ERP modernization also becomes urgent when growth outpaces administrative controls. A contractor may win more work, expand into new geographies, or add self-perform capabilities, yet still rely on manual procurement and cost coding practices built for a smaller business. At that point, the problem is not simply efficiency. It is the inability to govern risk at scale. Odoo consulting should therefore begin with operating model design: who can commit spend, how vendor performance is measured, how project budgets are controlled, and how exceptions are escalated.
The operational challenges behind complex vendor and cost management
- Vendor records are often duplicated, incomplete, or missing compliance documentation, creating payment risk and procurement inconsistency.
- Project teams commit costs before formal approvals are completed, causing budget leakage and weak auditability.
- Purchase orders, subcontract values, change orders, receipts, and invoices are not reconciled in real time.
- Material usage and site inventory are tracked outside the ERP, reducing confidence in project cost reporting.
- Equipment downtime, quality issues, and rework are not linked to project financial impact.
- Executives receive lagging reports that show accounting outcomes rather than operational leading indicators.

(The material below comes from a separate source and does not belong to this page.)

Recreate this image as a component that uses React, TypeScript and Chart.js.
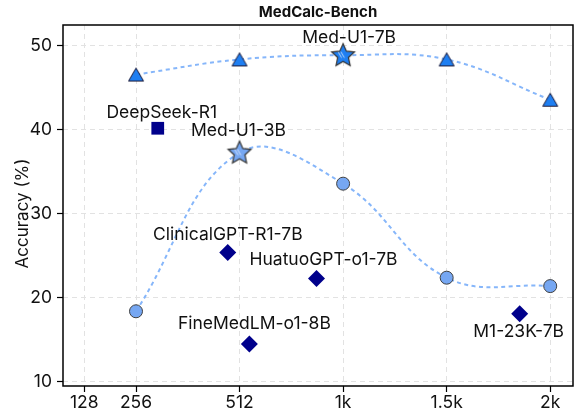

These challenges are not solved by adding more reports. They require workflow standardization across estimating handoff, procurement, field execution, vendor billing, and financial control. Odoo ERP is especially effective when configured to enforce process discipline without creating unnecessary administrative burden for project teams.
How Odoo ERP supports construction governance by design
A well-architected Odoo ERP deployment can unify commercial, operational, and financial controls across construction workflows. Odoo CRM and Sales can support bid pipeline visibility, client contract tracking, and preconstruction handoff. Project provides project structure, task coordination, milestone visibility, and issue management. Purchase governs vendor sourcing, purchase orders, subcontract-related buying controls, and approval routing. Inventory manages warehouse and site-level material movements, while Manufacturing can support prefabrication or assembly operations for contractors with off-site production capabilities.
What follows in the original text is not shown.